Aromatics, such as toluene and xylene, are sometimes added to gasoline to improve the octane number. Measuring the levels of these aromatics is essential for quality control in gasoline production. It is also important for environmental protection, in particular, for reducing emissions of benzene, a hazardous substance, as well as for sustainable energy use that reduces the environmental impact of gasoline while maintaining its performance.

ASTM D55801) is a standard test method that uses gas chromatography to measure aromatics in gasoline. Gasoline aromatics can be separated more effectively by switching between two gas chromatography columns of different polarities and venting non-aromatic components from the system. This Application News describes using the Brevis GC2050 gas chromatograph to determine aromatics in gasoline by applying ASTM D5580.

Equipment Configuration and Analytical Conditions 

The system comprises a Brevis GC-2050 gas chromatograph, an AOC-30 for sample injection, and a VB-30-S heated valve box. Aromatics were determined using two sets of Analysis Conditions that were tailored to measure different components (Table 1). Note that the timing of the flow path switching and other conditions needs to be adjusted according to the columns being used and the operating environment.

Determining Aromatics in Gasoline 

A gasoline sample was prepared by adding 2 to 10 wt% aromatics and 10 wt% of an internal standard (2-hexanone) and then analyzed under Analysis Conditions A and Analysis Conditions B. Fig. 2 shows the chromatograms obtained under each set of Analysis Conditions. Despite gasoline containing large amounts of hydrocarbons, oxygenates, and other impurities, these impurities did not appear as peaks in the chromatograms, and only the aromatics added to the gasoline were detected. These results verify the utility of using flow path switching to effectively utilize the characteristics of two different columns.

Conclusion 

A flow path switching valve was installed on a Brevis GC-2050 gas chromatograph to enable the determination of gasoline aromatics (benzene, toluene, ethylbenzene, p/m-xylene, oxylene, and C9+ aromatics) according to ASTM D5580. 
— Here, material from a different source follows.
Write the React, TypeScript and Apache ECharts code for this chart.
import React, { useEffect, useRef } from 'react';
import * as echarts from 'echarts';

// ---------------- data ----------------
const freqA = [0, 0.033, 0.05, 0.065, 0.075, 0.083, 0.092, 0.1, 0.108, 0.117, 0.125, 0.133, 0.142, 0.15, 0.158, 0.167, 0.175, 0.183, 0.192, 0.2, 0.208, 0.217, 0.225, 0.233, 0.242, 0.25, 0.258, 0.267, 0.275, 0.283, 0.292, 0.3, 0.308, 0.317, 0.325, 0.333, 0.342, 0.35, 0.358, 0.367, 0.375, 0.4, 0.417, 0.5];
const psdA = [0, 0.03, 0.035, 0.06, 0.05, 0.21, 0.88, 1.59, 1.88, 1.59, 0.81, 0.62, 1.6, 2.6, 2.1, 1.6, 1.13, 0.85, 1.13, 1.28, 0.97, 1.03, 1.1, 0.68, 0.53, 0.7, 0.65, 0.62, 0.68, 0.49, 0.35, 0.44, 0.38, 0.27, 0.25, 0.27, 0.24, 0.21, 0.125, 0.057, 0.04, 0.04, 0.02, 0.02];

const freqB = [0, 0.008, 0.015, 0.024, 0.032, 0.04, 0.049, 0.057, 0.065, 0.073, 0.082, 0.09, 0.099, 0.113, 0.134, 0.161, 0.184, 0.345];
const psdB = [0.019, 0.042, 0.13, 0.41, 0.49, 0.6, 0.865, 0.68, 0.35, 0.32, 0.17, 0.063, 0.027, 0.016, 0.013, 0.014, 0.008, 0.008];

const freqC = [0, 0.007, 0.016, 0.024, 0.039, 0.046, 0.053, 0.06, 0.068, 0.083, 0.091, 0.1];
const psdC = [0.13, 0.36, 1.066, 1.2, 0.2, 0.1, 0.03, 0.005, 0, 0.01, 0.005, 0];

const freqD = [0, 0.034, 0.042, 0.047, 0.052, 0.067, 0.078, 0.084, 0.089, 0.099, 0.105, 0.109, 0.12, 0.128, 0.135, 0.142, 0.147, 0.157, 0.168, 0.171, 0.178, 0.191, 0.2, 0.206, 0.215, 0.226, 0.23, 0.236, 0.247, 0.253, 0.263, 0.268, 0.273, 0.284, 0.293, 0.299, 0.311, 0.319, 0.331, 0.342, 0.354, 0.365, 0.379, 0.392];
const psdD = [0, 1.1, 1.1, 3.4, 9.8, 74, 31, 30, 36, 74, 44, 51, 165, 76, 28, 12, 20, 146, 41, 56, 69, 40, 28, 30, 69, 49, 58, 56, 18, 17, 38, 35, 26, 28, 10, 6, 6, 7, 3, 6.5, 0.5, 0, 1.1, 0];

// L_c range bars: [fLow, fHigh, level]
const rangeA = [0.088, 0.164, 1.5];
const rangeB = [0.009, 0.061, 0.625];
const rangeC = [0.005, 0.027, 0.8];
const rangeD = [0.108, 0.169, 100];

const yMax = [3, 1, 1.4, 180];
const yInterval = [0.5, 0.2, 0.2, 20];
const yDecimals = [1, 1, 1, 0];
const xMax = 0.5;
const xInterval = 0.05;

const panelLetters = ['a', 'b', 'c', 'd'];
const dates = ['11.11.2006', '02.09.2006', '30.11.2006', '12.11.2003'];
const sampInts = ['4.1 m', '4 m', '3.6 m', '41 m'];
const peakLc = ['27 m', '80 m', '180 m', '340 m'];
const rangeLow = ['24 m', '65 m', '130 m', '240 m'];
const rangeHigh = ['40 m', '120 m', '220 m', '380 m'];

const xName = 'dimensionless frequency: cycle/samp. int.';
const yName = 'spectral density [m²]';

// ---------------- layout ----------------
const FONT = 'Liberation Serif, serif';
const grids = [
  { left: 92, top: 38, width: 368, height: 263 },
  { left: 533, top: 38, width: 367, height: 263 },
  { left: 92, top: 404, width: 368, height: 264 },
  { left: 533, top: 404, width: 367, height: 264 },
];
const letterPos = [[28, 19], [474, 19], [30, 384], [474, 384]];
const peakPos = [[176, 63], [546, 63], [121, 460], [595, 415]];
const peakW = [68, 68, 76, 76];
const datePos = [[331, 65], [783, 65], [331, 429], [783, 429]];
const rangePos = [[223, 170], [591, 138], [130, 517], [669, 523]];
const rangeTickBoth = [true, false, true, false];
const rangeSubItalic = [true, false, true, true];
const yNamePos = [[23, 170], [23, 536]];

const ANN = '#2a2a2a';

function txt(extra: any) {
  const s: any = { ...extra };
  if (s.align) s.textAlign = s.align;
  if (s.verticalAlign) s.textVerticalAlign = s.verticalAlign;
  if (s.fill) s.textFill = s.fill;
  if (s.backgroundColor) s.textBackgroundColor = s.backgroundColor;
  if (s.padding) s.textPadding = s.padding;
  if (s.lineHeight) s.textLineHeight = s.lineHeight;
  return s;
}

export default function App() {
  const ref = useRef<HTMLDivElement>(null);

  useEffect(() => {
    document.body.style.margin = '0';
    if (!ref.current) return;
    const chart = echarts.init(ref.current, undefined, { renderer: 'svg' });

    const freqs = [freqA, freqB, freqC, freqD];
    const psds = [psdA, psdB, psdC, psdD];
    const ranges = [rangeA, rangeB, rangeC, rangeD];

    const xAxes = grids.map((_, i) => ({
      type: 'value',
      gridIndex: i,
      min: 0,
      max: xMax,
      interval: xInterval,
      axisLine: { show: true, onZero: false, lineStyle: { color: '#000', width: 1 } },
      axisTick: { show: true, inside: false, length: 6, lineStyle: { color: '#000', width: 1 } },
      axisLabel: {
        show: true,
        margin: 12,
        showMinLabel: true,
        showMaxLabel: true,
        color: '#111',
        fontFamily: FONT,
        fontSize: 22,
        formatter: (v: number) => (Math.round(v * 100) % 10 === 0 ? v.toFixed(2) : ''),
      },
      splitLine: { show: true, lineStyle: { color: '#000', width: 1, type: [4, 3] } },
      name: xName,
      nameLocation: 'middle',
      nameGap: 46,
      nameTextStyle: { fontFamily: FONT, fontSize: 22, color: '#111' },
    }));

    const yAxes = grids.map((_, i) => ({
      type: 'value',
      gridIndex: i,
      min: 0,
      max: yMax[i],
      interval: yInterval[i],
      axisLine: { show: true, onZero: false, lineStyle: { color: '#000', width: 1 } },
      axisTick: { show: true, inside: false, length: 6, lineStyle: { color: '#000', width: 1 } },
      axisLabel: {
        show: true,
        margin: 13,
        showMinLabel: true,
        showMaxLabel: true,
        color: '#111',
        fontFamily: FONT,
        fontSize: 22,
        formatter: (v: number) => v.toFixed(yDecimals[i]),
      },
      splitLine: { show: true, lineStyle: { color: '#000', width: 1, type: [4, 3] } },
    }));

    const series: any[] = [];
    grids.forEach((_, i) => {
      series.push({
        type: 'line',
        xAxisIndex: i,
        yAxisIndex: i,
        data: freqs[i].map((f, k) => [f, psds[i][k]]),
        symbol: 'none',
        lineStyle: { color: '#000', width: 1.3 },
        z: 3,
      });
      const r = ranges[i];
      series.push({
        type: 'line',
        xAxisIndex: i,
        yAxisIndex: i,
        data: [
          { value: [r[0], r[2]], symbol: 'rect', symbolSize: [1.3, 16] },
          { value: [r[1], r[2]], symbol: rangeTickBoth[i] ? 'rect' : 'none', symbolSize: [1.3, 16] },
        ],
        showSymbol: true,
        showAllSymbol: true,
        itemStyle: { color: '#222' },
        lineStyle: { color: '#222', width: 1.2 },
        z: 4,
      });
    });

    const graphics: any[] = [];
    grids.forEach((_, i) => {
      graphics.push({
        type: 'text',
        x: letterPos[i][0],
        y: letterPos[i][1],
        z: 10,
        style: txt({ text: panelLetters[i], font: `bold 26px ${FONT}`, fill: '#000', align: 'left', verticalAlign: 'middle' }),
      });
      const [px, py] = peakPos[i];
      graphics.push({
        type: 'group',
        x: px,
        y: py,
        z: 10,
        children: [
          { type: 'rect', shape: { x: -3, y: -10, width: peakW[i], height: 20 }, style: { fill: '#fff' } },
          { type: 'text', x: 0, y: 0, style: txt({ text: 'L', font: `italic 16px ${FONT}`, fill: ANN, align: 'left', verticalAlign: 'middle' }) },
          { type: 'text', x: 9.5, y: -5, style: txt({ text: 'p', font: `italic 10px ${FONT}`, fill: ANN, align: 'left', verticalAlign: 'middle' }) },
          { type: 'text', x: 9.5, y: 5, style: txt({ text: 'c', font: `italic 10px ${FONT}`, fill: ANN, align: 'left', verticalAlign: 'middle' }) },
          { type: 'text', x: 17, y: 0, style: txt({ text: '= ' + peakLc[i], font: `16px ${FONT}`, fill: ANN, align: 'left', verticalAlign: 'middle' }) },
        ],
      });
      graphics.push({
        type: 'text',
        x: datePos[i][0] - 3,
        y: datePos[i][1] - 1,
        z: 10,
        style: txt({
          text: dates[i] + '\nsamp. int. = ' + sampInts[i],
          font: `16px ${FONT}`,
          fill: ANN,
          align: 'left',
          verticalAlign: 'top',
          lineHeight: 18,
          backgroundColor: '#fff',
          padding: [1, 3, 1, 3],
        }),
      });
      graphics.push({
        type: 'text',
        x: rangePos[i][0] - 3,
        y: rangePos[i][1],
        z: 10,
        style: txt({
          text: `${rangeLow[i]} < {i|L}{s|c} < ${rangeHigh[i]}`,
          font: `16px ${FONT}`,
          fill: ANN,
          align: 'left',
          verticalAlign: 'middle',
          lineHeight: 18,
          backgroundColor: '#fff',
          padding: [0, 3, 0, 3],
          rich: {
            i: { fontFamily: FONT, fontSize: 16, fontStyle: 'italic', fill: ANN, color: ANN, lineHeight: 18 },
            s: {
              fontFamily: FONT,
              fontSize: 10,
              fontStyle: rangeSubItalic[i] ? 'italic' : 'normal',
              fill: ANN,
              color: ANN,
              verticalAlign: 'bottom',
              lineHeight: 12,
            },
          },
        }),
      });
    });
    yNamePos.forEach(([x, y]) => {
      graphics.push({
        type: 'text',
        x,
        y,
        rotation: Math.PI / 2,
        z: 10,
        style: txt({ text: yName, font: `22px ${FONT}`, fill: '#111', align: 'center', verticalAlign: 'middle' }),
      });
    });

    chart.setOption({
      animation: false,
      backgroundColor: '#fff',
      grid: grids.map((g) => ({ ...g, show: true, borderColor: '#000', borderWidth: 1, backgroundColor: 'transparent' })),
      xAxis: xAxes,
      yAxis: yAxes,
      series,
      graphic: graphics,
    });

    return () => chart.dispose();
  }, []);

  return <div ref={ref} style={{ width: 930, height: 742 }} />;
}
This system can switch between different columns during analysis to determine specific aromatics from among the many compounds present in gasoline. Analysis was performed under two sets of conditions, each using different flow path switching times. This method met the requirements for linearity and reproducibility described in ASTM D5580. The timing of flow path switching can also be adjusted to allow the targeted determination of oxygenates in gasoline. The ability to perform multiple analyses on a single system means the Brevis GC-2050 offers even greater functionality as a compact gas chromatograph.